Open University British Library team at the National Archives of India
A touring exhibition led by The Open University is opening the eyes of India to the contribution its people made to Britain’s history.

The reversal of the traditional telling of the British presence in South Asia is being presented by Beyond the Frame: India in Britain, 1858-1950.

The joint project with the British Library and funded by the Arts & Humanities Research Council celebrates the often overlooked story of the Indian presence in Britain.

It was launched in December at the offices of the British Council and the National Archives of India in Delhi (pictured above). 

Dr Florian Stadtler, OU Research Associate accompanying the tour with OU Professor Susheila Nasta and Penny Brook of the British Library said: “At the launch and during the school workshops it was clear the exhibition presented a little-known aspect of the history of the relationship between Britain and India.”
  
Some schoolchildren who visited said they had never been told in detail about Indians in Britain.

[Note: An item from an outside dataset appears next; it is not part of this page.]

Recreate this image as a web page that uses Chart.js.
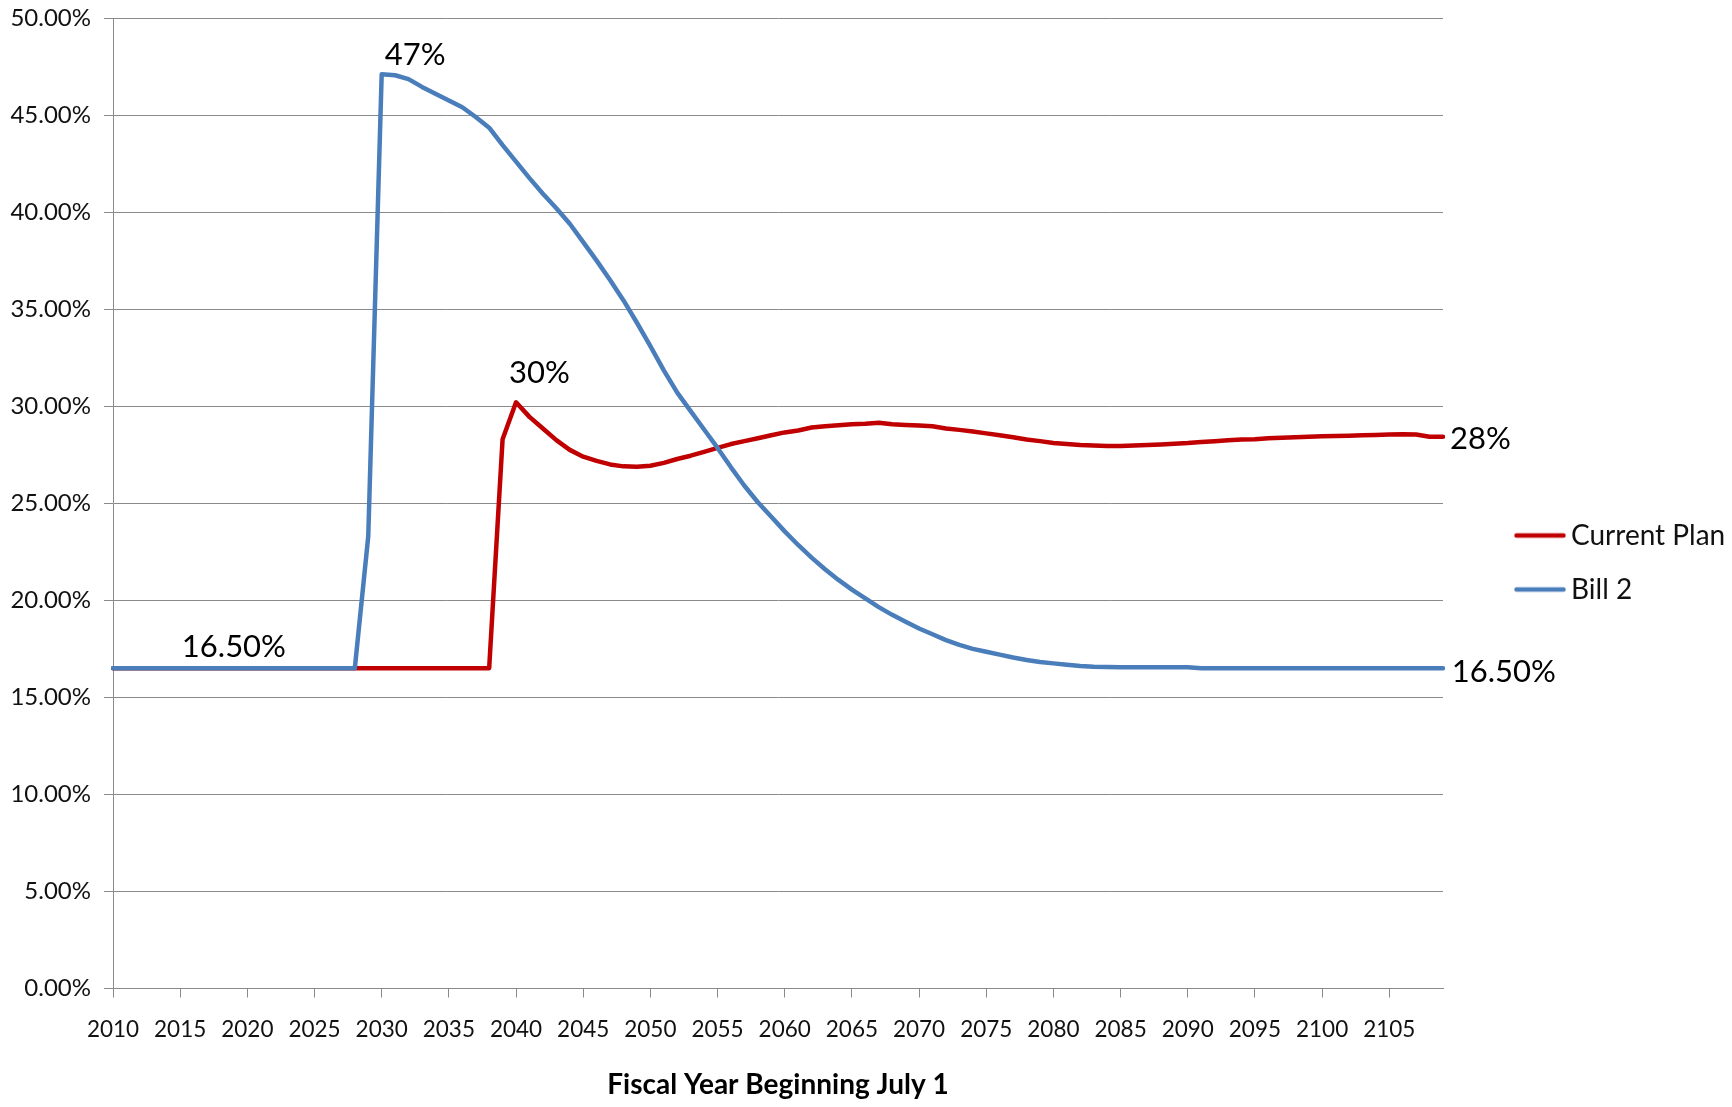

“It has always been about the British in India,” said one.

At a panel discussion in Kolkata British Deputy High Commissioner Sanjay Wadvani said the exhibition’s accompanying Asians in Britain website and database should be ‘required reading’ for anyone joining the Foreign and Commonwealth Office’s South Asia team.

Beyond the Frame, which features extensive material on the part Indians played in trade, the military, politics and culture in Britain has now been seen in several cities across India and will continue to tour into February.

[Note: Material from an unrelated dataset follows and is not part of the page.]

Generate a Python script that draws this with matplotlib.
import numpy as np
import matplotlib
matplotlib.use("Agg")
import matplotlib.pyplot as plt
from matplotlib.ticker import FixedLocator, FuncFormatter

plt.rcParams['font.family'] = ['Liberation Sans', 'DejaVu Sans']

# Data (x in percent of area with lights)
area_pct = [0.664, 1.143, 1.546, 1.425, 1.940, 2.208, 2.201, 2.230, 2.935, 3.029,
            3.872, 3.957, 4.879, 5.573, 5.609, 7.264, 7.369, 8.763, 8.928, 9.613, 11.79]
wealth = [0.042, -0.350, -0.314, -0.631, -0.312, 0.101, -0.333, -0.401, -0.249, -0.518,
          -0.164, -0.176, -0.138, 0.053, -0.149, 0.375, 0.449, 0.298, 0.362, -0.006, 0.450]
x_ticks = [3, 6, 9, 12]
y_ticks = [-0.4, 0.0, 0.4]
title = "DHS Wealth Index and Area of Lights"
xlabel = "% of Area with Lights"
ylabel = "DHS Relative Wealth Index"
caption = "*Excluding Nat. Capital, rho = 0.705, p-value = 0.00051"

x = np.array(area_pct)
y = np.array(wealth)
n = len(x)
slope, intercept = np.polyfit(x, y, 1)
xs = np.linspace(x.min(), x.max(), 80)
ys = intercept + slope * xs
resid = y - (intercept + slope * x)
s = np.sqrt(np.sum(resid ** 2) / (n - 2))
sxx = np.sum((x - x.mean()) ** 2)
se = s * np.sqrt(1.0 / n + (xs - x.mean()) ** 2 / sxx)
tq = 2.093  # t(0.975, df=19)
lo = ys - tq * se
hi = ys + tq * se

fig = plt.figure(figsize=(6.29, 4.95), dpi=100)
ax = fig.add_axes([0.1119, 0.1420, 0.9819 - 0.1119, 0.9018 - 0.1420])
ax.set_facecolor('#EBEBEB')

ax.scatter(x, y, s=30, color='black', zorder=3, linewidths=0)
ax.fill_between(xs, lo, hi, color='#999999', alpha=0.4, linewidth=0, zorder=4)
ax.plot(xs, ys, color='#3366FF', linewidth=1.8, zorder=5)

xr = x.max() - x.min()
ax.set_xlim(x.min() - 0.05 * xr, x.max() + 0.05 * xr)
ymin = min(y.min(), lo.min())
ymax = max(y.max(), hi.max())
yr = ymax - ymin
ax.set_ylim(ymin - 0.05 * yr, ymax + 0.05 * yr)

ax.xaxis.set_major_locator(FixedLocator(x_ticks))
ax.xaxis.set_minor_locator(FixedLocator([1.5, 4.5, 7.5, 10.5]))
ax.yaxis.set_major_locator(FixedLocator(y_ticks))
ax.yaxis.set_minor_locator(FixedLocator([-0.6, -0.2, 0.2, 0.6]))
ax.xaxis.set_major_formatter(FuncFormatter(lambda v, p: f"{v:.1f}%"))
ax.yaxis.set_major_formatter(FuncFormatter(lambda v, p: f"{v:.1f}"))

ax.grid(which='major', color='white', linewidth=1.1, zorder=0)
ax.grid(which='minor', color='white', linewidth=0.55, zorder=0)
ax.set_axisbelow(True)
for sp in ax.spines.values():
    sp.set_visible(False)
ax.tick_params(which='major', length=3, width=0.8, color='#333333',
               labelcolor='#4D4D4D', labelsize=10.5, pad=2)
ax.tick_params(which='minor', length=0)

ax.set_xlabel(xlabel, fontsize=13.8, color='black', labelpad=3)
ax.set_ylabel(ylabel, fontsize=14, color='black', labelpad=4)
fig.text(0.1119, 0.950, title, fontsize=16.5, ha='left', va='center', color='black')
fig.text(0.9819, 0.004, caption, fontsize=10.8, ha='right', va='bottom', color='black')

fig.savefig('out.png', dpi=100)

Reaction from the Indian press has been positive with coverage in many leading newspapers, magazines and websites.

 At the National Archive of India the exhibition panels with content from the former India Office Library were joined by the NAI’s own material – thought to be the first time the two have been displayed side by side. 

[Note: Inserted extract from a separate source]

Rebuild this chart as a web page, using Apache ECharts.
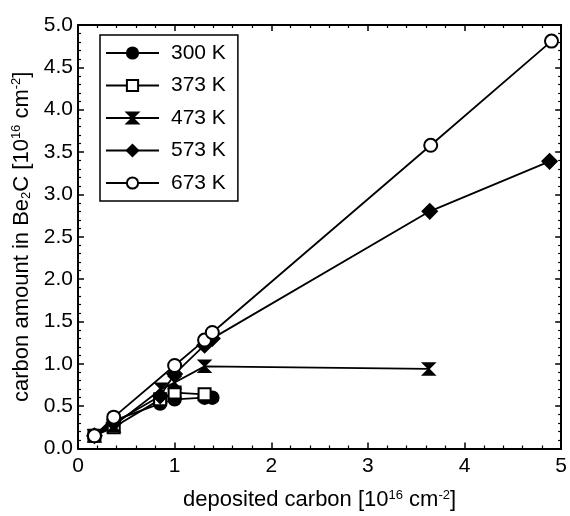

The OU-BL team were given a VIP welcome and the NAI entrance was garlanded with flowers in their honour.

Beyond the Frame Indian schoolchildren at workshop
The feedback from school workshops (pictured right) around the material in the exhibition, part of the British Council’s Connecting Classrooms programme, was overwhelmingly positive.

Thought-provoking, enlightening and fun were just some of the words students used.

One said they had learned a lot of things they never came across in text books.
 
Another said: “I wasn’t interested in history before, but I am now.”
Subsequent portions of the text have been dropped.